Youssef al-Hatar, âgé de 27 ans et décrit comme un chef salafiste connu localement, a été tué dans un échange de tirs avec les forces de sécurité du Hamas venues l'arrêter chez lui à Sheikh Radwan, dans le nord de la ville de Gaza. Le jeune homme était soupçonné d'activités illégales, a indiqué à l'AFP le porte-parole du ministère de l'Intérieur à Gaza, Iyad al-Bozoum, sans plus de précisions.
Selon des témoins, les forces de sécurité ont barricadé sa maison pour l'empêcher de s'enfuir. Une fusillade a éclaté. Youssef al-Hatar a tenté de piéger sa maison pour la faire sauter et d'actionner une ceinture d'explosifs qu'il avait enfilée, a rapporté le porte-parole de l'Intérieur. Il a finalement été abattu.
Les forces de sécurité ont saisi, chez lui, des munitions et des armes formant un arsenal relativement rudimentaire, selon les photos publiées sur le site du ministère. Des sources locales ont présenté Youssef al-Hatar comme un membre d'un groupe affilié à Daech. Ils lui prêtent de nombreux supporteurs, faisant craindre des représailles.
Cocktail explosif
La bande de Gaza est en butte, depuis la fin de la guerre avec Israël en juillet-août 2014, à la confrontation entre le Hamas, au pouvoir dans ce territoire depuis 2007, et les radicaux de plus en plus actifs et visibles.
Les derniers mois ont vu une série d'actions contre le Hamas et des intérêts internationaux, ainsi que l'apparition d'un groupe se nommant "Les partisans de l'Etat islamique à Jérusalem". Aucun groupe n'aurait cependant obtenu l'adoubement de DaechLe Hamas, qui mène une vigoureuse répression, continue à ce stade à contrôler la situation, estiment les experts.
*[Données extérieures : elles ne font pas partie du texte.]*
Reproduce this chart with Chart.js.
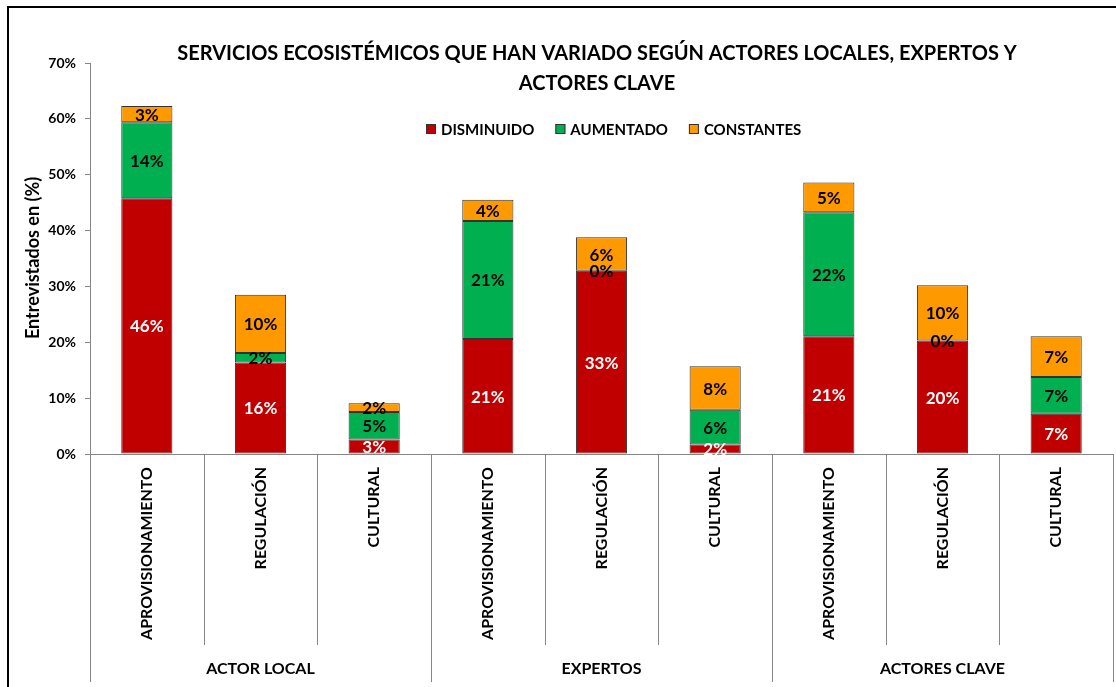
<!DOCTYPE html>
<html>
<head>
<meta charset="utf-8">
<script src="https://cdn.jsdelivr.net/npm/chart.js@4.4.1/dist/chart.umd.min.js"></script>
<style>
  html, body { margin: 0; padding: 0; background: #fff; }
  #wrap { width: 1116px; height: 687px; position: relative; }
</style>
</head>
<body>
<div id="wrap"><canvas id="chart"></canvas></div>
<script>
  // values (% of interviewees)
  const categories = ["APROVISIONAMIENTO", "REGULACIÓN", "CULTURAL",
                      "APROVISIONAMIENTO", "REGULACIÓN", "CULTURAL",
                      "APROVISIONAMIENTO", "REGULACIÓN", "CULTURAL"];
  const groups = ["ACTOR LOCAL", "EXPERTOS", "ACTORES CLAVE"];
  const seriesNames = ["DISMINUIDO", "AUMENTADO", "CONSTANTES"];
  const disminuido = [45.8, 16.4, 2.6, 20.6, 32.8, 1.7, 21.1, 20.3, 7.2];
  const aumentado  = [13.6, 1.7, 4.9, 21.1, 0.0, 6.2, 22.2, 0.0, 6.6];
  const constantes = [2.9, 10.4, 1.6, 3.8, 6.0, 7.8, 5.3, 9.9, 7.3];
  const titleLines = ["SERVICIOS ECOSISTÉMICOS QUE HAN VARIADO SEGÚN ACTORES LOCALES, EXPERTOS Y",
                      "ACTORES CLAVE"];
  const yTitle = "Entrevistados en (%)";

  const colors = ["#C00000", "#00B050", "#FF9900"];
  const FONT = "Lato, 'Open Sans', sans-serif";

  const overlay = {
    id: "overlay",
    beforeDraw(chart) {
      const ctx = chart.ctx;
      ctx.save();
      ctx.fillStyle = "#fff";
      ctx.fillRect(0, 0, chart.width, chart.height);
      ctx.strokeStyle = "#000";
      ctx.lineWidth = 2;
      ctx.strokeRect(8, 7, chart.width + 20, chart.height + 20);
      ctx.restore();
    },
    afterDatasetsDraw(chart) {
      const ctx = chart.ctx;
      ctx.save();
      ctx.font = "bold 17px " + FONT;
      ctx.textAlign = "center";
      ctx.textBaseline = "middle";
      chart.data.datasets.forEach((ds, i) => {
        const meta = chart.getDatasetMeta(i);
        meta.data.forEach((bar, j) => {
          const p = bar.getProps(["x", "y", "base"], true);
          ctx.fillStyle = i === 0 ? "#fff" : "#000";
          ctx.fillText(Math.round(ds.data[j]) + "%", p.x, (p.y + p.base) / 2 + 1);
        });
      });
      ctx.restore();
    },
    afterDraw(chart) {
      const ctx = chart.ctx;
      const xs = chart.scales.x;
      const area = chart.chartArea;
      const n = categories.length;
      const bounds = [];
      for (let i = 0; i <= n; i++) {
        if (i === 0) bounds.push(xs.left);
        else if (i === n) bounds.push(xs.right);
        else bounds.push((xs.getPixelForValue(i - 1) + xs.getPixelForValue(i)) / 2);
      }
      ctx.save();
      // separators of the two-level axis
      ctx.strokeStyle = "#868686";
      ctx.lineWidth = 1;
      bounds.forEach((bx, i) => {
        const long = i % 3 === 0;
        const x = Math.round(bx) + 0.5;
        ctx.beginPath();
        ctx.moveTo(x, area.bottom);
        ctx.lineTo(x, long ? 682 : 645);
        ctx.stroke();
      });
      // category labels, rotated
      ctx.fillStyle = "#000";
      ctx.font = "bold 16px " + FONT;
      ctx.textAlign = "right";
      ctx.textBaseline = "middle";
      categories.forEach((c, i) => {
        ctx.save();
        ctx.translate(xs.getPixelForValue(i), area.bottom + 13);
        ctx.rotate(-Math.PI / 2);
        ctx.fillText(c, 0, 0);
        ctx.restore();
      });
      // group labels
      ctx.textAlign = "center";
      ctx.font = "bold 16px " + FONT;
      groups.forEach((g, k) => {
        ctx.fillText(g, (bounds[k * 3] + bounds[k * 3 + 3]) / 2, 669);
      });
      // title
      ctx.font = "bold 20px " + FONT;
      ctx.fillText(titleLines[0], 597, 54);
      ctx.fillText(titleLines[1], 597, 84);
      // legend
      ctx.font = "bold 15px " + FONT;
      ctx.textAlign = "left";
      let lx = 426;
      seriesNames.forEach((s, i) => {
        ctx.fillStyle = colors[i];
        ctx.fillRect(lx, 124, 10, 10);
        ctx.strokeStyle = "#333";
        ctx.strokeRect(lx + 0.5, 124.5, 9, 9);
        ctx.fillStyle = "#000";
        ctx.fillText(s, lx + 15, 130);
        lx += 15 + ctx.measureText(s).width + 21;
      });
      // y axis title
      ctx.save();
      ctx.translate(33, 258);
      ctx.rotate(-Math.PI / 2);
      ctx.textAlign = "center";
      ctx.font = "bold 18px " + FONT;
      ctx.fillText(yTitle, 0, 0);
      ctx.restore();
      ctx.restore();
    }
  };

  new Chart(document.getElementById("chart"), {
    type: "bar",
    data: {
      labels: categories,
      datasets: [
        { label: seriesNames[0], data: disminuido, backgroundColor: colors[0] },
        { label: seriesNames[1], data: aumentado, backgroundColor: colors[1] },
        { label: seriesNames[2], data: constantes, backgroundColor: colors[2] }
      ].map(d => Object.assign(d, {
        borderColor: "#333",
        borderWidth: 1,
        borderSkipped: false,
        barPercentage: 1,
        categoryPercentage: 0.45
      }))
    },
    options: {
      responsive: true,
      maintainAspectRatio: false,
      animation: false,
      layout: { padding: { top: 63, right: 3, left: 0, bottom: 0 } },
      scales: {
        x: {
          stacked: true,
          ticks: { display: false },
          grid: { display: false },
          border: { color: "#868686" },
          afterFit: s => { s.height = 233; }
        },
        y: {
          stacked: true,
          min: 0,
          max: 70,
          ticks: {
            stepSize: 10,
            padding: 9,
            color: "#000",
            font: { family: FONT, size: 14, weight: "bold" },
            callback: v => v + "%"
          },
          grid: { drawOnChartArea: false, drawTicks: true, tickLength: 5, color: "#868686" },
          border: { color: "#868686" },
          afterFit: s => { s.width = 90; }
        }
      },
      plugins: {
        legend: { display: false },
        title: { display: false },
        tooltip: { enabled: false }
      }
    },
    plugins: [overlay]
  });
</script>
</body>
</html>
Mais ces derniers s'inquiètent du cocktail explosif que constitueraient le désespoir économique, l'absence de reconstruction après les dévastations de la guerre, les querelles intestines palestiniennes, l'insurrection dans le Sinaï égyptien voisin et l'appel du jihadisme pour la jeunesse, dans un territoire exigu et enclos sur lequel s'entassent 1,8 million de personnes.
La bande de Gaza est un "baril de poudre", a résumé lundi le ministre allemand des Affaires étrangères, Frank-Walter Steinmeier, lors d'une visite. La mort de Hattar survient après une succession d'évènements violents, de menaces et d'ultimatums à l'encontre du Hamas. "Les partisans de l'Etat islamique à Jérusalem" ont revendiqué le 8 mai des tirs de mortier contre une base de la branche armée du Hamas près de Khan Younès (sud). Ces derniers jours, dans deux communiqués distincts, ils ont dit être les auteurs d'un tir de roquette dans les environs de la ville israélienne d'Ashdod, et d'un attentat à la bombe dimanche contre la voiture d'un homme exerçant, selon eux, de hautes responsabilités dans les forces de sécurité du Hamas.
Opacité extrême
Ces deux communiqués mettent en garde les civils, dans leur intérêt, contre les risques qu'ils courent près des installations de la sécurité du Hamas. De son côté, le Hamas a procédé à des dizaines d'arrestations dans la mouvance salafiste, comme celle du cheikh Adnane Khader Mayat, du camp de réfugiés d'al-Boureij, en raison de liens présumés avec le groupe "Etat islamique" selon une source de sécurité.
Ces arrestations ainsi que la démolition d'un bâtiment servant de mosquée à Nousseirat auraient ajouté à l'exaspération.
Les experts invoquent l'extrême opacité qui sévit à Gaza et au Hamas pour mettre en garde contre la difficulté d'analyser la situation et contre le risque de manipulation de toutes parts. Ils soulignent que le Hamas lui-même est divisé et que certains en son sein pourraient instrumentaliser la menace radicale, tout en restant dans l'organisation. D'autres au Hamas, en revanche, pourraient faire le choix de la rupture. Ce danger s'ajouterait à celui des jihadistes revenus de Syrie, de Libye ou du Sinaï.
Mais les spécialistes rappellent aussi que, par le passé, le Hamas n'a pas hésité à réprimer très durement la contestation salafiste pour reprendre les choses en main.